I know their examples, that on college campuses and in some
places in the preferred media one does come under immediate attack for a
whiteness that you don’t instantly apologize for. I suppose if you are living
in one of those situations – a place where other groups can have ice cream but
you are told you are not deserving, or people beat you up for asserting your
right to ice cream – I could see at a distance how it comes up. But can’t you
just take your game and your talents to Miami or something? You can just not
read those newspapers, watch those shows. Go next door where they don’t yell at
you and they have better manners. If you think you are
surrounded by this constant assault on your right to exist, I’m thinking
there’s a good chance that’s actually a molehill.

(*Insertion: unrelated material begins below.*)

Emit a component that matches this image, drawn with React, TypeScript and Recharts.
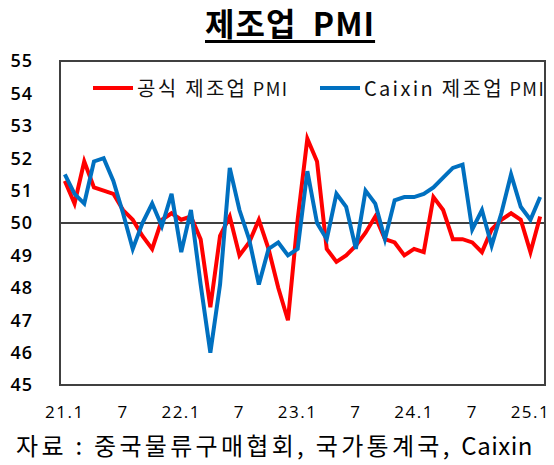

Here’s my prediction: if that stays as a key feature of
being alt-right, it will eventually become the only feature. If it can be made optional, someone will give
it a new name and start to market the ideology better. I’m betting it’s not optional. A lot of those decorations around point #14
seem to be lead-ins to it, not really separate values. Perhaps I
over-interpret. I really do like that
one about Western Civilisation. I don’t like the one about globalism, but I
understand it. Neither of those is necessarily racist. But in this context, they seem to be ushers.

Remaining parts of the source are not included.